» **What this task involves**:
Find each line with the string "chart" and report it.

» **Material**:
• • • • •

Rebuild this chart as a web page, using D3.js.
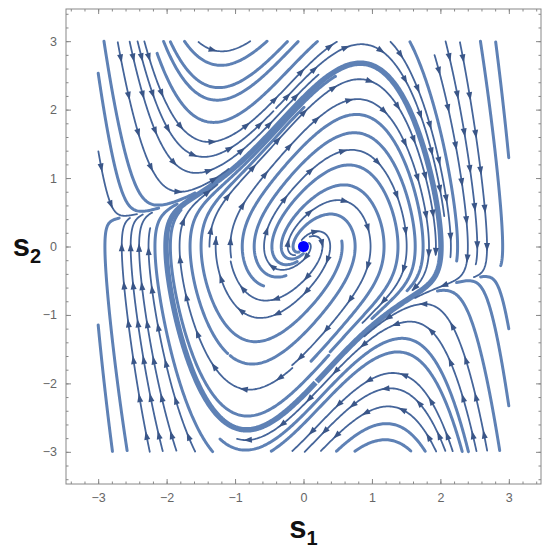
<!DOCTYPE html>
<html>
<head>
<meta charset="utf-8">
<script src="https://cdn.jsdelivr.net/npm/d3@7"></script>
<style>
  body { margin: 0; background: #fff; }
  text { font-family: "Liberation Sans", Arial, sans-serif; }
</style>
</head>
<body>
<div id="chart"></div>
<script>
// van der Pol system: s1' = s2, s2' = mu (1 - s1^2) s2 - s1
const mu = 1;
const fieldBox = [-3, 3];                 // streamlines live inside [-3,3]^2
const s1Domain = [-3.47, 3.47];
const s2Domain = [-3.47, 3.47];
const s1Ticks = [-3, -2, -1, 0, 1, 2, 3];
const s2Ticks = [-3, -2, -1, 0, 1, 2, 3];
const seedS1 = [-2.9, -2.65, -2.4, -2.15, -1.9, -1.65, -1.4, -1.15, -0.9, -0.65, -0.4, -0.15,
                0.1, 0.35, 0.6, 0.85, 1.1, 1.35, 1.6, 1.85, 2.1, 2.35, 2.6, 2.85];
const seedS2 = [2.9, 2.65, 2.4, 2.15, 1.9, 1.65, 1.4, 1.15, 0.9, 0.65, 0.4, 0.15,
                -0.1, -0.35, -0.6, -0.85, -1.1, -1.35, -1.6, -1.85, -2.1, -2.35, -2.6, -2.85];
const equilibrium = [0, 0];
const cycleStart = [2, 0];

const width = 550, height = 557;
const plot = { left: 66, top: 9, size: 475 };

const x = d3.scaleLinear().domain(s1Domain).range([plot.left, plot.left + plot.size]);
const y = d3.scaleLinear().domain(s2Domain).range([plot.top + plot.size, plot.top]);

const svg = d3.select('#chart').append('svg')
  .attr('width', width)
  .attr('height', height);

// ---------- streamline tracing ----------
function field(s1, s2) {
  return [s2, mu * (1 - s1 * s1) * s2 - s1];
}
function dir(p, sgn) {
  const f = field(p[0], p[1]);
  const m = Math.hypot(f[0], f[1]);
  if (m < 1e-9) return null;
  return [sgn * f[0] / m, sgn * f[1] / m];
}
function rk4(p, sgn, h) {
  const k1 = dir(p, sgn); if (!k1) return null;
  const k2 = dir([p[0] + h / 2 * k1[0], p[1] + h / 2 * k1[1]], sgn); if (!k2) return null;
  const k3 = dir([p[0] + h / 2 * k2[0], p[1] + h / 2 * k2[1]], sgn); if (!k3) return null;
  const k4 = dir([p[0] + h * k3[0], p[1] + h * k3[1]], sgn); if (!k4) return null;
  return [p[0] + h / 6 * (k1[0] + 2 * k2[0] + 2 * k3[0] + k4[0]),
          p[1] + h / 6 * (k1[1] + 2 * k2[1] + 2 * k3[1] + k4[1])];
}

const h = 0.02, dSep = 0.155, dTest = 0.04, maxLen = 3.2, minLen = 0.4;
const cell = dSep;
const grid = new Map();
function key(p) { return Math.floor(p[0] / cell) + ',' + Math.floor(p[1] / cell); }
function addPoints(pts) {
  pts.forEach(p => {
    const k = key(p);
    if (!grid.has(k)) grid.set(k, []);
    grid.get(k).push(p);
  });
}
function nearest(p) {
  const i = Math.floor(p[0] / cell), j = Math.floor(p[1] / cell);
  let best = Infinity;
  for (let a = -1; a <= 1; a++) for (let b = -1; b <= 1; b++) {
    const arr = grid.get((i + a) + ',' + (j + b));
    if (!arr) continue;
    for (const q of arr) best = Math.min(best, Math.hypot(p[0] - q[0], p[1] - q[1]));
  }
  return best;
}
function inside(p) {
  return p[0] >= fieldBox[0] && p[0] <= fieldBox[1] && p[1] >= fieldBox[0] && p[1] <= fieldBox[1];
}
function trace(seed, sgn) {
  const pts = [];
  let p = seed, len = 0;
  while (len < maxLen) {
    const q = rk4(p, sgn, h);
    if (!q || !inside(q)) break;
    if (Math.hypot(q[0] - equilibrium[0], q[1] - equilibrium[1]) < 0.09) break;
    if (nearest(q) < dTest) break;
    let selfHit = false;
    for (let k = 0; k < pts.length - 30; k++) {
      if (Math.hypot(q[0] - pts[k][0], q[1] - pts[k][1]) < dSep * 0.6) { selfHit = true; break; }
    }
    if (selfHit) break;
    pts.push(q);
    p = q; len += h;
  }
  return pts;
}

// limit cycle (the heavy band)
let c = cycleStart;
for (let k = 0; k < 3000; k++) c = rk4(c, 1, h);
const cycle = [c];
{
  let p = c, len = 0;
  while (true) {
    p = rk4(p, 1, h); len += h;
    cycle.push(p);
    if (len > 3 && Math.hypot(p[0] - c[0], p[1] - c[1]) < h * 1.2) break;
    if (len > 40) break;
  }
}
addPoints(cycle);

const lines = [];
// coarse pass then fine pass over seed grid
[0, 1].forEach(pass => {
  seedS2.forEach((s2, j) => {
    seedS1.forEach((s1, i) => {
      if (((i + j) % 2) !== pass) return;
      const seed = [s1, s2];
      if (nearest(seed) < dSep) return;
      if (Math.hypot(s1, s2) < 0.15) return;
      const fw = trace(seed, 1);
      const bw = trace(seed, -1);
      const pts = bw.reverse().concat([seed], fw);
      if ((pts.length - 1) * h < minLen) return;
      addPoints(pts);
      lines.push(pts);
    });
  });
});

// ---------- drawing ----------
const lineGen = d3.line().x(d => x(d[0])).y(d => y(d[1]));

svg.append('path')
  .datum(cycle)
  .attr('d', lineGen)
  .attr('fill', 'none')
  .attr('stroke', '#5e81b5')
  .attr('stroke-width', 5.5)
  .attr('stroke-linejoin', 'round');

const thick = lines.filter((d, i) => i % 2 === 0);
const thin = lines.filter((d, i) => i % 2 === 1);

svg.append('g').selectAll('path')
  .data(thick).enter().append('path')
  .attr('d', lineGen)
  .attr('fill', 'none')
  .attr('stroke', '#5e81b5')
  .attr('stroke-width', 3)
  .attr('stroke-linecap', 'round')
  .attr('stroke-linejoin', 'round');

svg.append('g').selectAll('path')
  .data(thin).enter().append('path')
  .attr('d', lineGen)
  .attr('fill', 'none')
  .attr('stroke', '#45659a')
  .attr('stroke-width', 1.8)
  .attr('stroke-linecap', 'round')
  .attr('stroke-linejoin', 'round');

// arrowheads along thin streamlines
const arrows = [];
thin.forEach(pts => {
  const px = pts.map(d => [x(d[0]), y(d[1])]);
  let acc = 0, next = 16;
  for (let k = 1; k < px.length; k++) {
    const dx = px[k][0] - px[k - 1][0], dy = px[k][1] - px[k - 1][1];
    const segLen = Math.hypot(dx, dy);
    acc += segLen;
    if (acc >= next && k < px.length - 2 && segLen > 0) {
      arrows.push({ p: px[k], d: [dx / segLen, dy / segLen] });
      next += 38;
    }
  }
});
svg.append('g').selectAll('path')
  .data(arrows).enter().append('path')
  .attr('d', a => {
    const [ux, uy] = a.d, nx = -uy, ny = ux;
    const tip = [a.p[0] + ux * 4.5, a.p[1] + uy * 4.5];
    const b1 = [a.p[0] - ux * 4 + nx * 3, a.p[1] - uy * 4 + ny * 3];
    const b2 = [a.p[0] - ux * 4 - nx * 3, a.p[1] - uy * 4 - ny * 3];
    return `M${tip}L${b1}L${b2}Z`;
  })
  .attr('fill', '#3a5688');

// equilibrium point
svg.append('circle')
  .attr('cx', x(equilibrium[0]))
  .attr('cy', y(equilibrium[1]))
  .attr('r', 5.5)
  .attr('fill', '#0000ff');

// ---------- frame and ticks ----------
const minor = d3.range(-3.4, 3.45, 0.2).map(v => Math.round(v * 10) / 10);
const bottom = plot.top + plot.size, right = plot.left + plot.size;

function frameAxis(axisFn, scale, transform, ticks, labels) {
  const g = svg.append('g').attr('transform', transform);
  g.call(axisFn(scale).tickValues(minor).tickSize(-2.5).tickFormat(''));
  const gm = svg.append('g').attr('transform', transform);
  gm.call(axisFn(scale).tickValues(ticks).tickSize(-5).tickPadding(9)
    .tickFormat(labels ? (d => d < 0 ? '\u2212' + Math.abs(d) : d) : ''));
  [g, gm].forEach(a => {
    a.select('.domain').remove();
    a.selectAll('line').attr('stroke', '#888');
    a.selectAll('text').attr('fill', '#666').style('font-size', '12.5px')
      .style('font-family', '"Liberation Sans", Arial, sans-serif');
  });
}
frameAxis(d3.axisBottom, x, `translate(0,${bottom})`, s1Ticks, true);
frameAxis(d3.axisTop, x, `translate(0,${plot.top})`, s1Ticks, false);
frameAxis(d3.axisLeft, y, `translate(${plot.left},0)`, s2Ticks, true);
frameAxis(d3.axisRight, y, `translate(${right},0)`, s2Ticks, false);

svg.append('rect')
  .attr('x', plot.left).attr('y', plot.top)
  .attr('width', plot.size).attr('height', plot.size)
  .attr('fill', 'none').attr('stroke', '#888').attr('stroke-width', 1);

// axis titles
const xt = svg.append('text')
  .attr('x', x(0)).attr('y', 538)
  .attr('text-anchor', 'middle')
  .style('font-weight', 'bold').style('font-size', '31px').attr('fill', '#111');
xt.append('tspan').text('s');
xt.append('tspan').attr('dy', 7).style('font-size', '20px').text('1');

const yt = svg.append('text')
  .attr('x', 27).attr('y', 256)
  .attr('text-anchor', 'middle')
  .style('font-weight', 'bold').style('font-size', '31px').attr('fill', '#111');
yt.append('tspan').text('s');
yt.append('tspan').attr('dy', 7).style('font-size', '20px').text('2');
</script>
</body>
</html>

• • • • •

» **Complete output**:
Rebuild this chart as a web page, using D3.js.
<div id="chart"></div>
const svg = d3.select('#chart').append('svg')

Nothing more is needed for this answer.